WHAT YOU SHOULD DO | Images appear in the records below; leave them out and repeat everything else exactly.

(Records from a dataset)
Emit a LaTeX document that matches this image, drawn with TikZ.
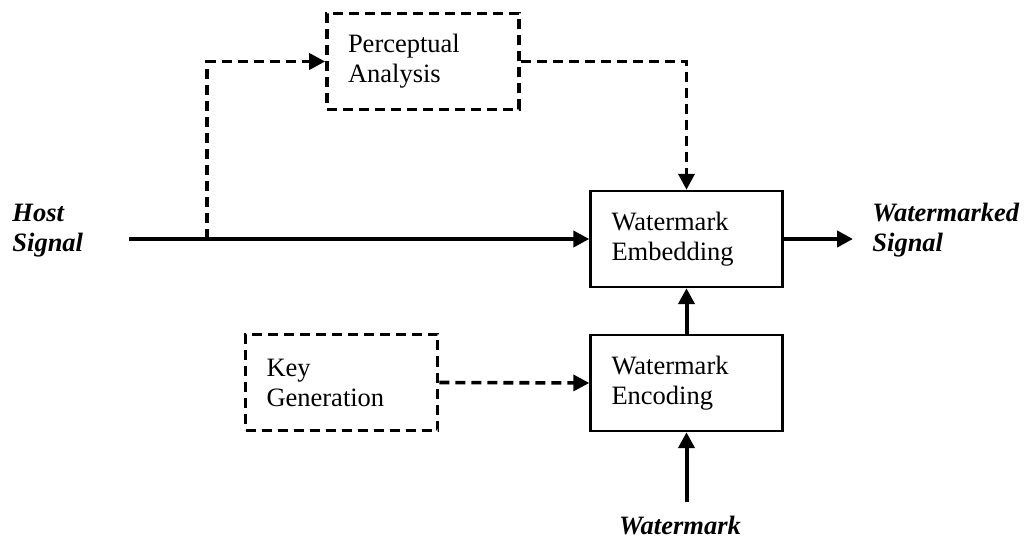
\documentclass[tikz,border=0pt]{standalone}
\usepackage{fontspec}
\setmainfont{Liberation Serif}
\usepackage{tikz}
\usetikzlibrary{arrows.meta}
\usetikzlibrary{positioning}
\tikzset{flow/.style = {line width = 2pt, -{Triangle[length = 8pt, width = 8pt]}}}
\tikzset{dflow/.style = {flow, line width = 1.8pt, dash pattern = on 5pt off 3pt}}
\tikzset{block/.style = {draw, line width = 1.2pt, minimum width = 96pt, minimum height = 48pt,
                         text width = 75pt, inner xsep = 10.5pt, align = left,
                         font = \fontsize{13.25pt}{15pt}\selectfont}}
\tikzset{dblock/.style = {block, line width = 1.8pt, dash pattern = on 5pt off 3pt}}
\tikzset{sig/.style = {align = left, inner sep = 0,
                       font = \fontsize{13.25pt}{15pt}\selectfont\bfseries\itshape}}

\begin{document}
\begin{tikzpicture}[x=0.5pt, y=-0.5pt]
      \useasboundingbox (0, 0) rectangle (1030, 540);
      \node (percep) at (423, 61.5) [dblock] {Perceptual\\Analysis};
      \node (embed) at (686.5, 239) [block] {Watermark\\Embedding};
      \node (encode) at (686.5, 383) [block] {Watermark\\Encoding};
      \node (keygen) at (341.5, 382.5) [dblock] {Key\\Generation};

      \node (host) at (12, 231) [sig, anchor = west] {Host\\Signal};
      \node (marked) at (872, 230) [sig, anchor = west] {Watermarked\\Signal};
      \node (wmark) at (680, 526) [sig] {Watermark};

      \coordinate (hostin) at (129, 239);
      \coordinate (tap) at (207, 239);
      \coordinate (out) at (853, 239);
      \coordinate (wmin) at (686.5, 502);

      \draw [flow] (hostin) -- (embed.west);
      \draw [dflow] (tap) |- (percep.west);
      \draw [dflow] (percep.east) -| (embed.north);
      \draw [flow] (embed.east) -- (out);
      \draw [flow] (encode.north) -- (embed.south);
      \draw [dflow] (keygen.east) -- (encode.west);
      \draw [flow] (wmin) -- (encode.south);
    \end{tikzpicture}
\end{document}
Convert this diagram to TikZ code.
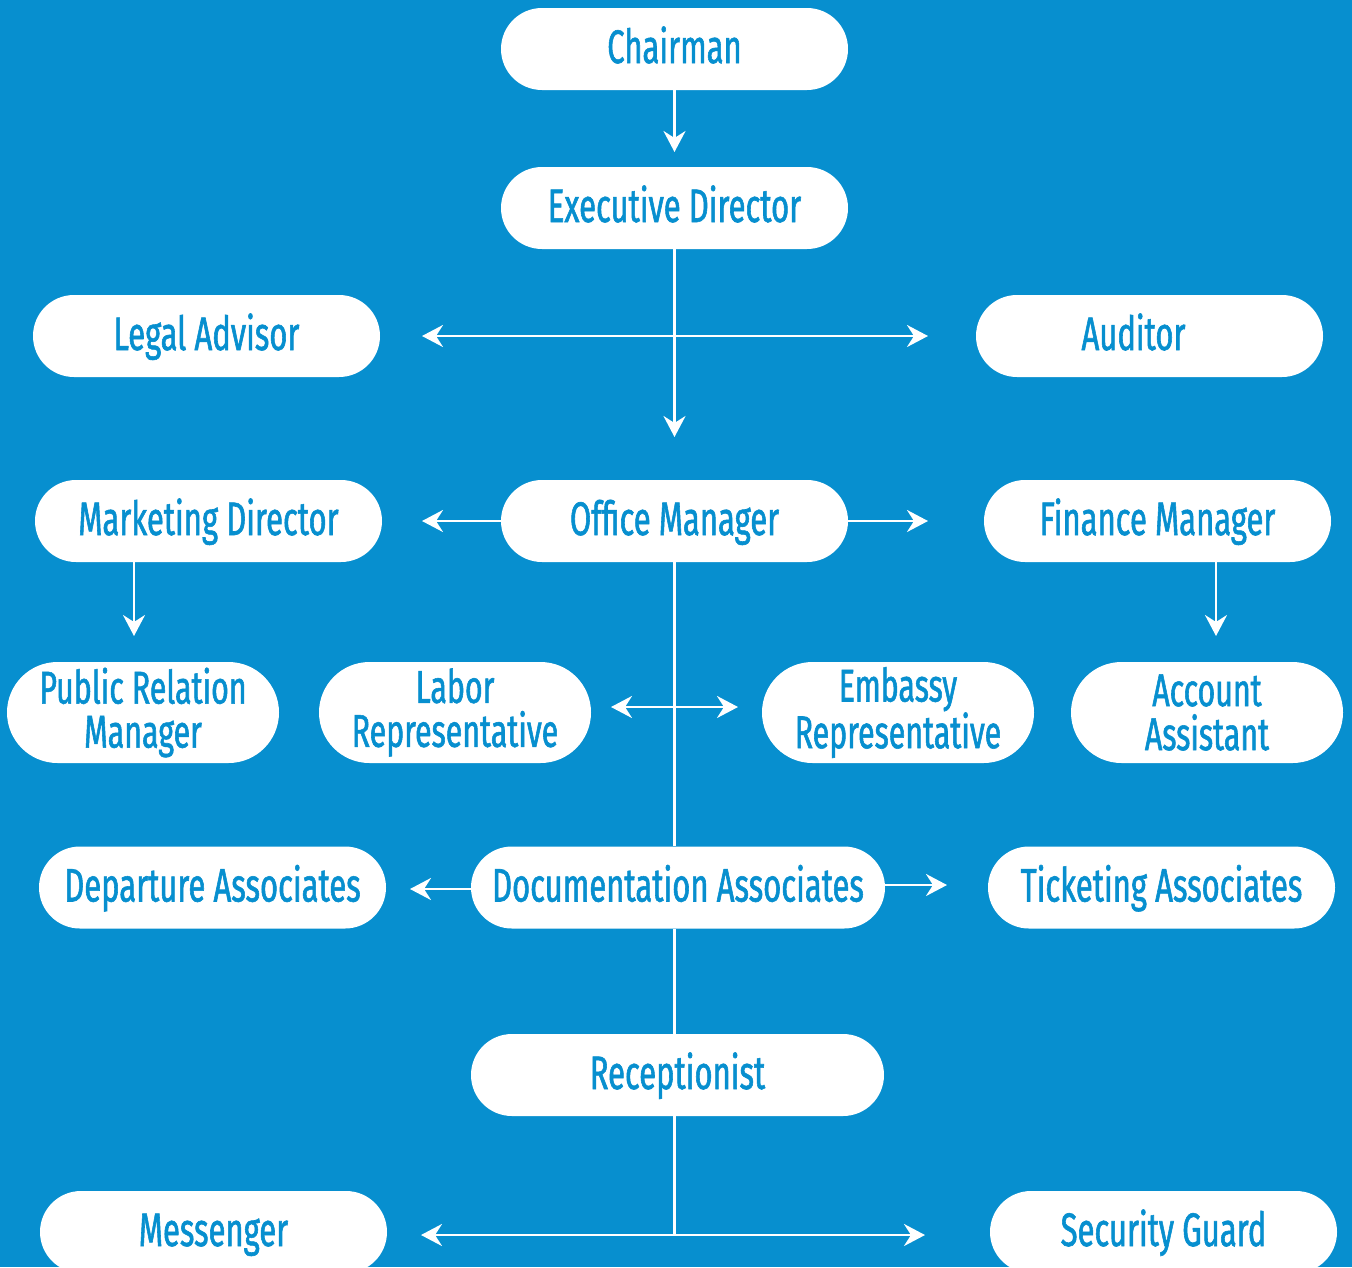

COMPLETE OUTPUT |
Emit a LaTeX document that matches this image, drawn with TikZ.
\documentclass[tikz,border=0pt]{standalone}
\usepackage{fontspec}
\setmainfont{Liberation Serif}
\usepackage{tikz}
\usetikzlibrary{arrows.meta}
\usetikzlibrary{positioning}
\tikzset{flow/.style = {line width = 2pt, -{Triangle[length = 8pt, width = 8pt]}}}
\tikzset{dflow/.style = {flow, line width = 1.8pt, dash pattern = on 5pt off 3pt}}
\tikzset{block/.style = {draw, line width = 1.2pt, minimum width = 96pt, minimum height = 48pt,
                         text width = 75pt, inner xsep = 10.5pt, align = left,
                         font = \fontsize{13.25pt}{15pt}\selectfont}}
\tikzset{dblock/.style = {block, line width = 1.8pt, dash pattern = on 5pt off 3pt}}
\tikzset{sig/.style = {align = left, inner sep = 0,
                       font = \fontsize{13.25pt}{15pt}\selectfont\bfseries\itshape}}

\begin{document}
\begin{tikzpicture}[x=0.5pt, y=-0.5pt]
      \useasboundingbox (0, 0) rectangle (1030, 540);
      \node (percep) at (423, 61.5) [dblock] {Perceptual\\Analysis};
      \node (embed) at (686.5, 239) [block] {Watermark\\Embedding};
      \node (encode) at (686.5, 383) [block] {Watermark\\Encoding};
      \node (keygen) at (341.5, 382.5) [dblock] {Key\\Generation};

      \node (host) at (12, 231) [sig, anchor = west] {Host\\Signal};
      \node (marked) at (872, 230) [sig, anchor = west] {Watermarked\\Signal};
      \node (wmark) at (680, 526) [sig] {Watermark};

      \coordinate (hostin) at (129, 239);
      \coordinate (tap) at (207, 239);
      \coordinate (out) at (853, 239);
      \coordinate (wmin) at (686.5, 502);

      \draw [flow] (hostin) -- (embed.west);
      \draw [dflow] (tap) |- (percep.west);
      \draw [dflow] (percep.east) -| (embed.north);
      \draw [flow] (embed.east) -- (out);
      \draw [flow] (encode.north) -- (embed.south);
      \draw [dflow] (keygen.east) -- (encode.west);
      \draw [flow] (wmin) -- (encode.south);
    \end{tikzpicture}
\end{document}
Convert this diagram to TikZ code.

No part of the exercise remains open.